Decompose $\frac{(x^3+x+1)}{(x^2+1)^2}$
Based on my understanding so far: The partials of the denominator are $(x^2+1)$ and $(x^2+1)^2$
$\frac{(x^3+x+1)}{(x^2+1)^2}$ can be decomposed into partial fractions as below:
$\frac{(x^3+x+1)}{(x^2+1)^2} = \frac{A}{x^2+1} +\frac{B}{(x^2+1)^2}$
multiply both sides by LCD which is $(x^2+1)^2$ we get:
$$x^3+x+1=A(x^2+1)+B$$ removing brackets
$$x^3+x+1=Ax^2+A+B$$
simplify
$$x(x^2+1)+1=A(x^2+1)+B$$
$\therefore$ looking at coefficients, $B=1$ and $A=x$.
Looking at the above, I don't seem to have a solution. Where am I going wrong? Am I on right path?
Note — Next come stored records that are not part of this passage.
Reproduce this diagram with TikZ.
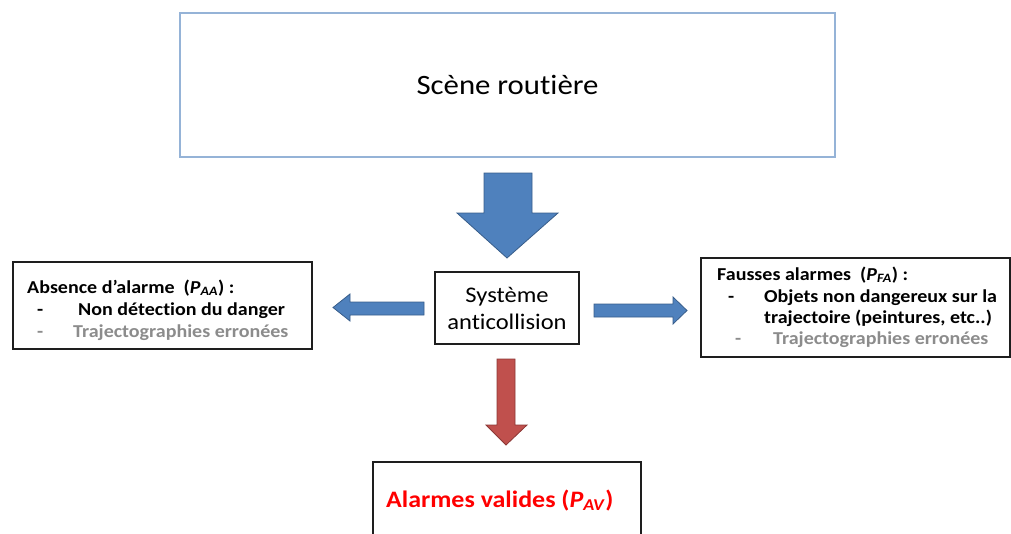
\documentclass[tikz,border=0pt]{standalone}
\usepackage{fontspec}
\setmainfont{Carlito}[FakeStretch=1.1, Ligatures=NoCommon]
\definecolor{scenecol}{RGB}{149,179,215}
\definecolor{arrowblue}{RGB}{79,129,189}
\definecolor{arrowblueb}{RGB}{56,93,138}
\definecolor{arrowred}{RGB}{192,80,77}
\definecolor{arrowredb}{RGB}{140,56,54}
\definecolor{greytxt}{RGB}{140,140,140}
\definecolor{boxline}{RGB}{30,30,30}
\newcommand\psub[2]{\textit{#1}\textsubscript{\textit{#2}}}
\tikzset{
  blockbox/.style={draw=boxline, line width=1.8pt, fill=white},
  bluearrow/.style={fill=arrowblue, draw=arrowblueb, line width=0.8pt, line join=miter},
  redarrow/.style={fill=arrowred, draw=arrowredb, line width=0.8pt, line join=miter},
  sidetxt/.style={anchor=base west, inner sep=0pt, font=\fontsize{18.2}{22}\selectfont\bfseries},
  greyline/.style={sidetxt, text=greytxt},
}
\begin{document}
\begin{tikzpicture}[x=1pt,y=-1pt]
\useasboundingbox (0,0) rectangle (1011,533);
\clip (0,0) rectangle (1011,533);
% top box
\node[draw=scenecol, line width=2pt, minimum width=655pt, minimum height=144pt, inner sep=0pt,
      font=\fontsize{28}{32}\selectfont] (scene) at (507.5,85) {Scène routière};
% big down arrow
\draw[bluearrow] (484,173) -- (532,173) -- (532,213) -- (558,213) -- (507,258) -- (457,213) -- (484,213) -- cycle;
% central box
\node[blockbox, minimum width=144pt, minimum height=72pt, inner sep=0pt, align=center,
      font=\fontsize{22.3}{27}\selectfont] (sys) at (507,308) {Système\\anticollision};
% left arrow
\draw[bluearrow] (424,302) -- (350,302) -- (350,294) -- (333,307.5) -- (350,321) -- (350,315) -- (424,315) -- cycle;
% right arrow
\draw[bluearrow] (594,304) -- (673,304) -- (673,297) -- (687,310.5) -- (673,324) -- (673,317) -- (594,317) -- cycle;
% red arrow
\draw[redarrow] (497,359) -- (515,359) -- (515,425) -- (527,425) -- (506,445) -- (486,425) -- (497,425) -- cycle;
% left box
\node[blockbox, minimum width=299pt, minimum height=87pt, inner sep=0pt] (left) at (162.5,305.5) {};
\node[sidetxt] (l1) at (27,293) {Absence d’alarme \ (\psub{P}{AA}) :};
\node[sidetxt] (l2d) at (37,315) {-};
\node[sidetxt] (l2) at (78,315) {Non détection du danger};
\node[greyline] (l3d) at (37,337) {-};
\node[greyline] (l3) at (73,337) {Trajectographies erronées};
% right box
\node[blockbox, minimum width=309pt, minimum height=99pt, inner sep=0pt] (right) at (855.5,307.5) {};
\node[sidetxt] (r1) at (717,280) {Fausses alarmes \ (\psub{P}{FA}) :};
\node[sidetxt] (r2d) at (728,302) {-};
\node[sidetxt] (r2) at (764,302) {Objets non dangereux sur la};
\node[sidetxt] (r3) at (764,323) {trajectoire (peintures, etc..)};
\node[greyline] (r4d) at (735,344) {-};
\node[greyline] (r4) at (773,344) {Trajectographies erronées};
% bottom box
\draw[blockbox] (373,462) rectangle (641,560);
\node[anchor=base west, inner sep=0pt, text=red, font=\fontsize{23.6}{28}\selectfont\bfseries] (valid) at (386,507) {Alarmes valides (\psub{P}{AV})};
\end{tikzpicture}
\end{document}
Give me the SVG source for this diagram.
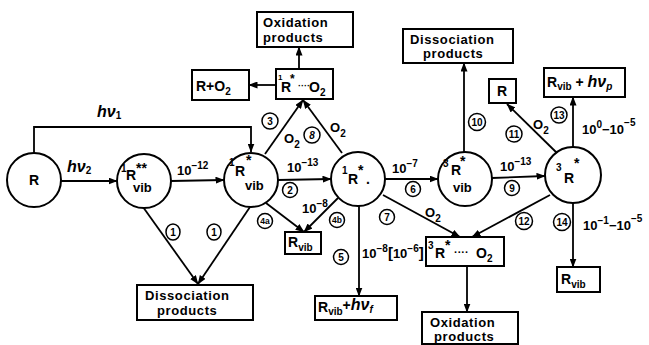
<svg xmlns="http://www.w3.org/2000/svg" width="649" height="345" viewBox="0 0 649 345">
<style>
.n{fill:#fff;stroke:#000;stroke-width:2}
.c line,.c path,.c polyline{stroke:#000;stroke-width:1.8;fill:none}
.lc{fill:#fff;stroke:#000;stroke-width:1.5}
text{font-family:"Liberation Sans",Arial,sans-serif;font-weight:bold;fill:#000}
.t{font-size:14px}
.s{font-size:10px}
.b{font-size:13px;letter-spacing:0.6px}
.l{font-size:13px}
.sm{font-size:10px}
.hv{font-style:italic;font-size:16px}
</style>
<defs>
<marker id="a" markerWidth="9" markerHeight="7" refX="8.5" refY="3.5" orient="auto" markerUnits="userSpaceOnUse"><path d="M0,0 L9,3.5 L0,7 z" fill="#000"/></marker>
</defs>

<g class="c" id="connectors">
<polyline points="34,153 34,127 251,127 251,152" marker-end="url(#a)"/>
<line x1="61" y1="181" x2="117" y2="181" marker-end="url(#a)"/>
<line x1="171" y1="181" x2="224" y2="180" marker-end="url(#a)"/>
<line x1="278" y1="180" x2="331" y2="179" marker-end="url(#a)"/>
<line x1="385" y1="179" x2="438" y2="179" marker-end="url(#a)"/>
<line x1="492" y1="178" x2="545" y2="176" marker-end="url(#a)"/>
<line x1="265" y1="154" x2="303" y2="100" marker-end="url(#a)"/>
<line x1="342" y1="153" x2="303" y2="100" marker-end="url(#a)"/>
<line x1="299" y1="69" x2="299" y2="47" marker-end="url(#a)"/>
<line x1="276" y1="85" x2="249" y2="85" marker-end="url(#a)"/>
<line x1="143" y1="207" x2="198" y2="284" marker-end="url(#a)"/>
<line x1="250" y1="207" x2="198" y2="284" marker-end="url(#a)"/>
<line x1="266" y1="203" x2="304" y2="232" marker-end="url(#a)"/>
<line x1="338" y1="198" x2="304" y2="232" marker-end="url(#a)"/>
<line x1="359" y1="206" x2="359" y2="296" marker-end="url(#a)"/>
<line x1="383" y1="195" x2="460" y2="237" marker-end="url(#a)"/>
<line x1="550" y1="195" x2="472" y2="237" marker-end="url(#a)"/>
<line x1="467" y1="266" x2="467" y2="312" marker-end="url(#a)"/>
<line x1="464" y1="152" x2="464" y2="63" marker-end="url(#a)"/>
<line x1="557" y1="153" x2="507" y2="104" marker-end="url(#a)"/>
<line x1="573" y1="147" x2="573" y2="97" marker-end="url(#a)"/>
<line x1="573" y1="203" x2="573" y2="267" marker-end="url(#a)"/>
</g>

<g id="labels">
<text class="hv" x="97" y="117">hν<tspan class="s" dy="2" font-style="normal">1</tspan></text>
<text class="hv" x="67" y="172">hν<tspan class="s" dy="2" font-style="normal">2</tspan></text>
<text class="l" x="177" y="175">10<tspan class="sm" dy="-6">−12</tspan></text>
<text class="l" x="287" y="172">10<tspan class="sm" dy="-6">−13</tspan></text>
<text class="l" x="392" y="173">10<tspan class="sm" dy="-6">−7</tspan></text>
<text class="l" x="500" y="171">10<tspan class="sm" dy="-6">−13</tspan></text>
<text class="l" x="302" y="213">10<tspan class="sm" dy="-6">−8</tspan></text>
<text class="l" x="362" y="258">10<tspan class="sm" dy="-6">−8</tspan><tspan dy="6" font-size="15">[</tspan>10<tspan class="sm" dy="-6">−6</tspan><tspan dy="6" font-size="15">]</tspan></text>
<text class="l" x="582" y="134">10<tspan class="sm" dy="-6">0</tspan><tspan dy="6">−10</tspan><tspan class="sm" dy="-8">−5</tspan></text>
<text class="l" x="583" y="230">10<tspan class="sm" dy="-6">−1</tspan><tspan dy="6">−10</tspan><tspan class="sm" dy="-8">−5</tspan></text>
<text class="l" x="284" y="143">O<tspan class="sm" dy="5">2</tspan></text>
<text class="l" x="330" y="132">O<tspan class="sm" dy="5">2</tspan></text>
<text class="l" x="425" y="217">O<tspan class="sm" dy="5">2</tspan></text>
<text class="l" x="533" y="129">O<tspan class="sm" dy="5">2</tspan></text>
<g font-size="10">
<circle class="lc" cx="270" cy="121" r="8"/><text x="270" y="125" text-anchor="middle" class="sm">3</text>
<circle class="lc" cx="312" cy="135" r="8"/><text x="312" y="139" text-anchor="middle" class="sm" font-style="italic">8</text>
<circle class="lc" cx="290" cy="190" r="7.5"/><text x="290" y="194" text-anchor="middle" class="sm">2</text>
<circle class="lc" cx="413" cy="189" r="7.5"/><text x="413" y="193" text-anchor="middle" class="sm">6</text>
<circle class="lc" cx="512" cy="188" r="7.5"/><text x="512" y="192" text-anchor="middle" class="sm">9</text>
<ellipse class="lc" cx="173" cy="232" rx="7" ry="8"/><text x="173" y="236" text-anchor="middle" class="sm">1</text>
<ellipse class="lc" cx="214" cy="232" rx="7" ry="8"/><text x="214" y="236" text-anchor="middle" class="sm">1</text>
<circle class="lc" cx="265" cy="221" r="7.5"/><text x="265" y="224" text-anchor="middle" font-size="8.5">4a</text>
<circle class="lc" cx="337" cy="220" r="7.5"/><text x="337" y="223" text-anchor="middle" font-size="8.5">4b</text>
<circle class="lc" cx="341" cy="257" r="7.5"/><text x="341" y="261" text-anchor="middle" class="sm">5</text>
<circle class="lc" cx="387" cy="217" r="7.5"/><text x="387" y="221" text-anchor="middle" class="sm">7</text>
<circle class="lc" cx="524" cy="221" r="8.5"/><text x="524" y="225" text-anchor="middle" class="sm">12</text>
<circle class="lc" cx="477" cy="122" r="8.5"/><text x="477" y="126" text-anchor="middle" class="sm">10</text>
<circle class="lc" cx="514" cy="134" r="8"/><text x="514" y="138" text-anchor="middle" class="sm">11</text>
<circle class="lc" cx="559" cy="115" r="8"/><text x="559" y="119" text-anchor="middle" class="sm">13</text>
<circle class="lc" cx="562" cy="222" r="8.5"/><text x="562" y="226" text-anchor="middle" class="sm">14</text>
</g>
</g>

<g id="node-R"><circle class="n" cx="34" cy="180" r="27"/><text class="t" x="34" y="185" text-anchor="middle">R</text></g>
<g id="node-1Rvibss"><circle class="n" cx="144" cy="181" r="27"/>
<text class="s" x="121" y="172">1<tspan class="t" x="126" y="180">R</tspan><tspan class="t" x="136" y="173">**</tspan><tspan class="l" x="133" y="192">vib</tspan></text></g>
<g id="node-1Rvibs"><circle class="n" cx="251" cy="180" r="27"/>
<text class="s" x="229" y="166">1<tspan class="t" x="235" y="176">R</tspan><tspan class="t" x="246" y="165">*</tspan><tspan class="l" x="245" y="190">vib</tspan></text></g>
<g id="node-1Rs"><circle class="n" cx="358" cy="179" r="27"/>
<text class="s" x="342" y="174">1<tspan class="t" x="348" y="184">R</tspan><tspan class="t" x="358" y="175">*</tspan><tspan class="t" x="366" y="184">.</tspan></text></g>
<g id="node-3Rvib"><circle class="n" cx="465" cy="179" r="27"/>
<text class="s" x="443" y="167">3<tspan class="t" x="451" y="175">R</tspan><tspan class="t" x="460" y="166">*</tspan><tspan class="l" x="453" y="192">vib</tspan></text></g>
<g id="node-3Rs"><circle class="n" cx="573" cy="175" r="28"/>
<text class="s" x="556" y="171">3<tspan class="t" x="564" y="183">R</tspan><tspan class="t" x="574" y="168">*</tspan></text></g>

<g id="box-ox-top"><rect class="n" x="257" y="12" width="96" height="35"/>
<text class="b" x="263" y="27">Oxidation</text><text class="b" x="263" y="42">products</text></g>
<g id="box-RO2"><rect class="n" x="192" y="70" width="57" height="30"/>
<text class="t" x="196" y="91">R+O<tspan class="s" dy="4">2</tspan></text></g>
<g id="box-1RO2"><rect class="n" x="276" y="69" width="57" height="30"/>
<text font-size="8" x="278" y="80">1<tspan class="t" x="281" y="92">R</tspan><tspan font-size="12" x="290" y="83">*</tspan><tspan font-size="9" x="298" y="89">····</tspan><tspan class="t" x="309" y="92">O</tspan><tspan class="s" dy="4">2</tspan></text></g>
<g id="box-dis-top"><rect class="n" x="403" y="29" width="110" height="34"/>
<text class="b" x="410" y="44">Dissociation</text><text class="b" x="423" y="58">products</text></g>
<g id="box-R"><rect class="n" x="489" y="79" width="27" height="24"/><text class="t" x="497" y="96">R</text></g>
<g id="box-Rvib-hvp"><rect class="n" x="544" y="68" width="81" height="29"/>
<text class="t" x="547" y="87">R<tspan class="s" dy="3">vib</tspan><tspan dy="-3"> + </tspan><tspan class="hv">hν</tspan><tspan class="s" dy="3" font-style="italic">p</tspan></text></g>
<g id="box-dis-bot"><rect class="n" x="137" y="285" width="116" height="35"/>
<text class="b" x="145" y="300" letter-spacing="1.4">Dissociation</text><text class="b" x="157" y="315" letter-spacing="1.4">products</text></g>
<g id="box-Rvib-mid"><rect class="n" x="285" y="232" width="36" height="22"/>
<text class="t" x="288" y="247">R<tspan class="s" dy="4">vib</tspan></text></g>
<g id="box-Rvib-hvf"><rect class="n" x="315" y="296" width="82" height="24"/>
<text class="t" x="318" y="312">R<tspan class="s" dy="3">vib</tspan><tspan dy="-5">+</tspan><tspan class="hv">hν</tspan><tspan class="s" dy="3" font-style="italic">f</tspan></text></g>
<g id="box-3RO2"><rect class="n" x="426" y="237" width="78" height="29"/>
<text class="s" x="428" y="249">3<tspan class="t" x="435" y="258">R</tspan><tspan class="t" x="445" y="250">*</tspan><tspan font-size="11" x="454" y="256">····</tspan><tspan class="t" x="476" y="258">O</tspan><tspan class="s" dy="4">2</tspan></text></g>
<g id="box-ox-bot"><rect class="n" x="422" y="312" width="96" height="32"/>
<text class="b" x="430" y="327">Oxidation</text><text class="b" x="434" y="341">products</text></g>
<g id="box-Rvib-right"><rect class="n" x="557" y="267" width="43" height="25"/>
<text class="t" x="561" y="284">R<tspan class="s" dy="4">vib</tspan></text></g>
</svg>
By inspection, the partial fractions decomposition is $\dfrac{x}{x^2+1}+\dfrac{1}{(x^2+1)^2}$. This is because $x^3+x=x(x^2+1)$.
Remark: If the top were less simple, we would look for constants $A, B, C, D$ such that our expression is identically equal to $\frac{Ax+B}{x^2+1}+\frac{Cx+D}{(x^2+1)^2}$.